On Saturday night, a federal judge issued a stay blocking the deportation of airport detainees with legal paperwork for U.S. entry. Excitement and jubilance washed through the massive crowds protesting at America's airport, including Terminal 4 at New York's Kennedy Airport.
The army of immigration, lawyers, though, did not stop work. They did not go home. Their work was just beginning.
The stay only prevented deportations of detained travelers; those travelers are still not free to enter the U.S. Though some detainees have been released — all the detainees in Chicago and at least two in New York — untold numbers of would-be immigrants and visitors are still in detention at airports across the nation. On Saturday morning, at least 20 detainees were being held at Kennedy Airport alone, according to Melissa Trent, one of the volunteer attorneys.
"We're doing everything we can," Miao said. "We have attorneys here 24 hours a day, seven days a week."
A call to arms on behalf of refugees spurred the lawyers' coordinated efforts.
When the ban was announced, the International Refugee Assistance Project put out an email asking any immigration attorney available to find an airport and volunteer to take shifts; the first one began immediately. And then another from 8 p.m. to 4:30 a.m., and then until noon Sunday. More than 100 lawyers volunteered for the first round of duty.
The work would be difficult; many of the lawyers were flying blind. It was impossible to know how many visitors and immigrants were being detained at Kennedy Airport. No matter who spoke to the customs officials — congressmen, lawyers and officials from the mayor's office — there were no answers.

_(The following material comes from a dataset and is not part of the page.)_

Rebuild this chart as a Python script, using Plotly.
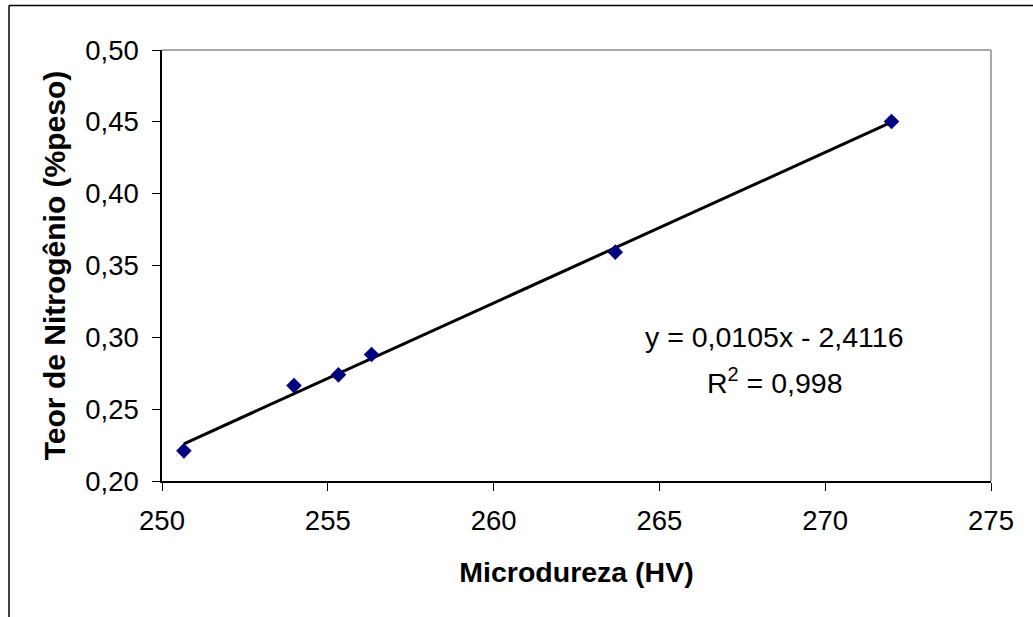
import numpy as np
import plotly.graph_objects as go

# Data
microdureza = [250.66, 253.98, 255.32, 256.32, 263.67, 272.0]
nitrogenio = [0.221, 0.2664, 0.2739, 0.288, 0.3593, 0.4502]

x_ticks = [250, 255, 260, 265, 270, 275]
y_ticks = [0.20, 0.25, 0.30, 0.35, 0.40, 0.45, 0.50]
y_tick_labels = ["0,20", "0,25", "0,30", "0,35", "0,40", "0,45", "0,50"]

eq_text = "y = 0,0105x - 2,4116"
r2_text = "R<sup>2</sup> = 0,998"

# Linear trend line (least squares) drawn across the data range
slope, intercept = np.polyfit(microdureza, nitrogenio, 1)
trend_x = [min(microdureza), max(microdureza)]
trend_y = [slope * v + intercept for v in trend_x]

FONT = "Liberation Sans, Arial, sans-serif"
FS = 27.5

fig = go.Figure()
fig.add_trace(go.Scatter(
    x=trend_x, y=trend_y, mode="lines",
    line=dict(color="black", width=3), showlegend=False, hoverinfo="skip"))
fig.add_trace(go.Scatter(
    x=microdureza, y=nitrogenio, mode="markers",
    marker=dict(symbol="diamond", size=12, color="#000080",
                line=dict(width=0)),
    showlegend=False))

W, H = 1033, 617
L, R, T, B = 162, 42, 50, 136
pw, ph = W - L - R, H - T - B

def px(xp):
    return (xp - L) / pw

def py(yp):
    return (H - B - yp) / ph

fig.update_layout(
    width=W, height=H,
    margin=dict(l=L, r=R, t=T, b=B, pad=0),
    paper_bgcolor="white", plot_bgcolor="white",
    font=dict(family=FONT, size=FS, color="black"),
    xaxis=dict(
        range=[250, 275], tickvals=x_ticks, ticktext=[str(v) for v in x_ticks],
        showgrid=False, zeroline=False, showline=True, linecolor="black",
        linewidth=1.5, ticks="outside", ticklen=8, tickwidth=1, tickcolor="black",
        tickfont=dict(family=FONT, size=FS), ticklabelstandoff=6,
        title=dict(text="<b>Microdureza (HV)</b>", font=dict(family=FONT, size=28.5),
                   standoff=27),
    ),
    yaxis=dict(
        range=[0.20, 0.50], tickvals=y_ticks, ticktext=y_tick_labels,
        showgrid=False, zeroline=False, showline=True, linecolor="black",
        linewidth=1.5, ticks="outside", ticklen=8, tickwidth=1, tickcolor="black",
        tickfont=dict(family=FONT, size=FS), ticklabelstandoff=8,
        title=dict(text="<b>Teor de Nitrogênio (%peso)</b>",
                   font=dict(family=FONT, size=30), standoff=11),
    ),
    shapes=[
        # plot area border (top & right, grey)
        dict(type="line", xref="paper", yref="paper", x0=0, x1=1, y0=1, y1=1,
             line=dict(color="#8c8c8c", width=1.5)),
        dict(type="line", xref="paper", yref="paper", x0=1, x1=1, y0=0, y1=1,
             line=dict(color="#8c8c8c", width=1.5)),
        # outer chart frame (left & top)
        dict(type="line", xref="paper", yref="paper", x0=px(9), x1=px(1040),
             y0=py(5.5), y1=py(5.5), line=dict(color="black", width=1.5)),
        dict(type="line", xref="paper", yref="paper", x0=px(9), x1=px(9),
             y0=py(5.5), y1=py(640), line=dict(color="black", width=1.5)),
    ],
    annotations=[
        dict(x=268.48, y=0.2999, xref="x", yref="y", text=eq_text,
             showarrow=False, font=dict(family=FONT, size=28.5), xanchor="center",
             yanchor="middle"),
        dict(x=268.48, y=0.2694, xref="x", yref="y", text=r2_text,
             showarrow=False, font=dict(family=FONT, size=28.5), xanchor="center",
             yanchor="middle"),
    ],
)

fig.write_html("out.html", config={"displayModeBar": False},
               post_script="document.body.style.margin='0';")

So the lawyers improvised.
After rushing to Terminal 7 on a rumor that 11 detainees were being held there, lawyers immediately dropped to the ground and started making signs saying "immigration lawyer." The hope was that families of detainees would see the sign and report their loved ones as absent — and let the lawyers take their cases.
Finding the detainees is just the first step in a long road of legal battles. The contingent of lawyers are largely charting new territory. The executive order denied entry to people who — by modern immigration standards — are legally allowed to enter the United States.
"I've never seen anything like this in my practice," Jonathan Mulligan, one of the volunteer immigration lawyers, said in an interview as he rushed to Terminal 7. "Maybe if we look back to Chinese exclusion laws in the 1800s" — referring to a law that barred immigration by Chinese laborers, which stayed on the books until the 1940s.
Once the attorneys identify a detainee, there are several legal avenues to pursue. The first is a habeas corpus petition, which calls for the detainee to be brought before a judge (this is the method the American Civil Liberties Union used to win the stay against the ban). Another tack is to get the detained immigrants a "credible fear interview," where those detained would seek asylum by claiming that it's too dangerous for them to return home.
"For folks now in detentions, this is a shot at trying to get them some sort of status to get them in asylum proceedings," Marissa Ram, a volunteer lawyer who'd just returned from immigration work in Berlin, said in an interview on Saturday.
Once protesters dispersed and the ACLU announced the temporary stay, things were less hectic for the lawyers at Kennedy Airport — but they continued to work around the clock, lawyers on the ground said in phone interviews late in the evening.
"We're staying here and we're meeting flights and going to be here all weekend," Miao said. "People are intent on staying through the night, more attorneys will come fresh in the morning."